My (admittedly controversial) position is that if we take away the political correctness and cultural politics charge away from educating students, we could make much more progress than we have. I don’t want to be naïve and dismissive of the importance of these issues in education. We need to show young people that these are important issues, get them engaged in a fight for justice, and make them understand that discrimination has been entrenched in our social structures for centuries. Educators and school boards need to understand the complexity of race and culture as well. It is a shame that they are often being targeted by angry, narrow-minded parents, often afraid for their lives, by the right wing or conservatives who are afraid to discuss the ugly underbelly of America. Education has the obligation to get children and young people to learn and question their world around them. In the still-relevant, immortal words of Dr. Martin Luther King Jr., “Intelligence plus character–that is the goal of true education.”

Important Questions on Privilege and Power

In the past few months, discussions of privilege and power have come up in both professional and personal aspects of my life. I feel I am in a position to see both sides, as I have been both treated well by white mainstream culture as a minority, but have also been in a very bad academic situation which was both racist and sexist (and just terrible to students in general), and experienced a lot of racism while growing up. I have been speaking with people who feel very wronged, and with people who have no clue about differences. Sometimes I have seen reverse racism, which I think is equally as destructive as racism. I have seen outright insensitivity—and also its variant of ignorance.

Over the years, I have worked with extremely diverse populations and done a lot of work with international education in addition to higher education (in which I hold a master’s degree). So how do we heal rifts and divides? These are very complex issues, and the unfortunate Trump regime has brought a lot of negative aspects of race and privilege out of the woodwork. This has shown us that many people feel there is a downside to diversity and political correctness, and perhaps teaches us that we have left some people out of the discussion, no matter how wrong we feel they are. We have to be careful to avoid simplistic and knee-jerk responses and actions as liberals. We cannot threaten or implicate people just because they belong to a certain background. Doing so only creates more animosity and tension. We all need to inform ourselves with hard data and statistics to get the facts straight. But then we need to act with empathy.

So here are some questions that I feel are important for discussion. Unfortunately, despite my best attempts to avoid dichotomizing, I have created a dualistic model here. However, this does not simply mean white man versus minority woman. There are many white men who are in disadvantaged positions, and the recent Chicago mayoral election of Black lesbian Lori Lightfoot has raised many qualms that she is not necessarily “of the people.” Many of us may be in situations where we are in a position of privilege as well as situations in which we are not.
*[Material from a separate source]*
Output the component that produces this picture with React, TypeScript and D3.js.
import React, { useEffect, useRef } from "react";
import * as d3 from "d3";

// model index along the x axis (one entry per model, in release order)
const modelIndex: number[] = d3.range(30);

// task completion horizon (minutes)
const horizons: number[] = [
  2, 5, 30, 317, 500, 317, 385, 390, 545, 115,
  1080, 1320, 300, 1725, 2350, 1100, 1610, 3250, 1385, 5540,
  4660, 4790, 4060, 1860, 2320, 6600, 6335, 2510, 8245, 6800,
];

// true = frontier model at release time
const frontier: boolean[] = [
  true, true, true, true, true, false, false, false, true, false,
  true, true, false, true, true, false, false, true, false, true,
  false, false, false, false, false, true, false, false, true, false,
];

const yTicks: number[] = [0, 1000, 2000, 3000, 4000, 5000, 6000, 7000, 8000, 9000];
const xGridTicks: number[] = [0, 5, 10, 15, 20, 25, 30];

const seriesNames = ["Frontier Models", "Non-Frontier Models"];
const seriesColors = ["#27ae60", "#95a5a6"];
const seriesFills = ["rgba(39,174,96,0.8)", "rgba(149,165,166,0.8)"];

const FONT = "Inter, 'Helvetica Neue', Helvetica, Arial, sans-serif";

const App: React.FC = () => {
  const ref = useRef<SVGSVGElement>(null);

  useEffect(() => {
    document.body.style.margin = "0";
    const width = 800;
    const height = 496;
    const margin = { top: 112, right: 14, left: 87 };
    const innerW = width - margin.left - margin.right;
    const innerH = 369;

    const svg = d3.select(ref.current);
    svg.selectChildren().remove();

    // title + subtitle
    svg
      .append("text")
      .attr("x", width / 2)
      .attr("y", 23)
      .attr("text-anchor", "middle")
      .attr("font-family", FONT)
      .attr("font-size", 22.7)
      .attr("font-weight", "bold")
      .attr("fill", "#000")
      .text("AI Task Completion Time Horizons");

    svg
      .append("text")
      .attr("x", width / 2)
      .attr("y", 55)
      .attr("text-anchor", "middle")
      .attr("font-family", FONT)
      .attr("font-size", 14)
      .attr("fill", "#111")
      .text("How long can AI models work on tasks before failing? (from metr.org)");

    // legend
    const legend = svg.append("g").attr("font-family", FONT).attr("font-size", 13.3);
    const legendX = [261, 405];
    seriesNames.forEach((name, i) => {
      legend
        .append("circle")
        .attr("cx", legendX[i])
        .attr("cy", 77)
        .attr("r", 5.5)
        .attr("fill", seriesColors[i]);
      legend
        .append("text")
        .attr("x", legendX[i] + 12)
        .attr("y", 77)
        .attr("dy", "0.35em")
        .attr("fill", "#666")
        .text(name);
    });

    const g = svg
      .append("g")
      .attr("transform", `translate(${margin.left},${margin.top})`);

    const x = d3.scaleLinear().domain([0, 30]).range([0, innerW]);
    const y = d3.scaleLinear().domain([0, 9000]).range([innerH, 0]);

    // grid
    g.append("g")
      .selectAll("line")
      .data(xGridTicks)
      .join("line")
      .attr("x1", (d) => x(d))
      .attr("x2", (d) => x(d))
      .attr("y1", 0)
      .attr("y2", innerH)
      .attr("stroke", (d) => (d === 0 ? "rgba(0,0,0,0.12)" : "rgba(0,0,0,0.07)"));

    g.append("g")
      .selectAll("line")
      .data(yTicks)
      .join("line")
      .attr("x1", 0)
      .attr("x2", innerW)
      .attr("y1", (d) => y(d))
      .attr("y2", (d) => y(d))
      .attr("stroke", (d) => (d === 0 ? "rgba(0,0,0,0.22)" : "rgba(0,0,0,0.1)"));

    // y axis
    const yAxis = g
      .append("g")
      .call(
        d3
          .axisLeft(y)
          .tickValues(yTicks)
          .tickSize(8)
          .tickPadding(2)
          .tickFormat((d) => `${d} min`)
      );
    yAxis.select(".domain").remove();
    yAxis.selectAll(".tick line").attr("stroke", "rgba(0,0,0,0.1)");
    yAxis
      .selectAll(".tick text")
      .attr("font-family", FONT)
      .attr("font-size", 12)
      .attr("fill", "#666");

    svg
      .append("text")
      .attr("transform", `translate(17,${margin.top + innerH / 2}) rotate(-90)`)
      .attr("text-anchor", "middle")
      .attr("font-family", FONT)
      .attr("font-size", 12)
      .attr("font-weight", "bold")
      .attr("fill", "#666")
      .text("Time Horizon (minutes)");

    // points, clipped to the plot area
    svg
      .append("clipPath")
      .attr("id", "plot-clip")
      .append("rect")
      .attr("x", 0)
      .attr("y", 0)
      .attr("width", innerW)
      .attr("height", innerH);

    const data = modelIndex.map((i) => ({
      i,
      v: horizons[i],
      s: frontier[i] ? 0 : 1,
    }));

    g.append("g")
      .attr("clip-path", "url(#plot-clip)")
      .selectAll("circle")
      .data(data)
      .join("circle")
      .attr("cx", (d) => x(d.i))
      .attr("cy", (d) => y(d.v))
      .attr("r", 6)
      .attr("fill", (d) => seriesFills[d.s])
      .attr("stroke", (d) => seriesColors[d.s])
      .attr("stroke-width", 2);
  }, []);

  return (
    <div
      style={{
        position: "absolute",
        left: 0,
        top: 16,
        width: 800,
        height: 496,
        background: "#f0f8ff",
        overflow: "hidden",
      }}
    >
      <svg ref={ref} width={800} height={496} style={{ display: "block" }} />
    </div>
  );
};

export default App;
For those in positions of power or privilege, or who may be PERCEIVED to be in such positions, consider the following:

-Is it possible that you are not aware of the fact that you do hold some privilege due to your birth, SES, race, or favoritism? Self-awareness is key.

-Are you aware that others may feel your privilege and power as a threat? This is not to fault to you, but just to make you conscious of how you are seen.

-You and your ancestors may not at all have played a part in it, but are you aware of the roots of racism in America, especially with regard to slavery, the extinction of Native Americans, and immigration policy?

-You and people in your circles may personally be wonderfully supportive, nondiscriminatory, and nonracist. However, there is such a thing as institutionalized racism and if we look at the statistics, we cannot deny that there is still a lot of discrimination toward minority groups.

-What you might consider an innocuous comment might be perceived as a micro-aggression by the other person.

-Skin color does indeed make a difference and hold an advantage in American society. If you have never been in the physical minority before, visit a country or culture opposite to yours, and you will understand.

-I personally believe as an artist or writer that you have the right to include other cultures in your work or to create things in a style of a culture that is not your own. However, have you done it in a sensitive, informed, and culturally-appropriate way?

For those who are part of any sort of minority group or PERCEIVE themselves to be in such positions, consider the following:

-While hard data shows us it is true that white people generally hold more power and advantages in American society, be careful not to lump all white people together and make assumptions. A power-hungry white male Ivy League dean is not the same as a second-generation Hungarian factory worker in Cleveland. Many white people who appear successful now have come from disadvantaged backgrounds and worked their way up the class system.

-Rude, hurtful, or unpleasant remarks people have made to you may have come from a place of malice. Or they may have come from a place of ignorance or without any ill will. Is it possible in some situations you may be reading into things due to previous bias and negative mental filter?

-How are people really treating you/what are their actions? They may not be using the right terminology that is considered politically correct or culturally sensitive, but are they ultimately respectful and goodhearted? Don’t get obsessed with language.

-What baggage are you carrying that may affect your day-to-day life? While I agree we cannot deny the statistics that show there still is indeed a disturbing amount of discrimination on many fronts, be sure to work on your own mind, body, and soul to be able to distinguish between what is self-caused unhappiness versus that from the outside world. This is a very Buddhist/Asian perspective, and it is most important to start with ourselves, to have peace of mind before we attack or accuse others.

-Just as all white people are not the same, not all minority groups are the same. While this might sound like a no-brainer, sometimes there is a conflation of too many issues that do not apply across the board. Some minority groups might be privileged in certain ways, while disadvantaged in others. For example, an upper-middle-class gay male will still enjoy advantages if he is white and male, though he may face discrimination for his sexual orientation, as we can see with dynamic presidential hopeful Pete Buttigieg. Indians in America are the most economically successful minority group in the country and are highly educated; however, we have a different skin color, and most of us do not practice the mainstream religion of Christianity, so we may experience discrimination in ways that other minority groups do not.

-Many minorities are of immigrant origin and have opted to come to the United States. So, their narratives are not necessarily one of oppression as they would be for other groups who were brought here against their will, or who were already here and exterminated through genocide.

-Hostility and anger will get us nowhere. Work in constructive, positive ways. Build bridges, find allies.

We still have a long way to go with healing a lot of rifts and divides in American society. But hopefully these questions can help foster peace, communication, and constructive action.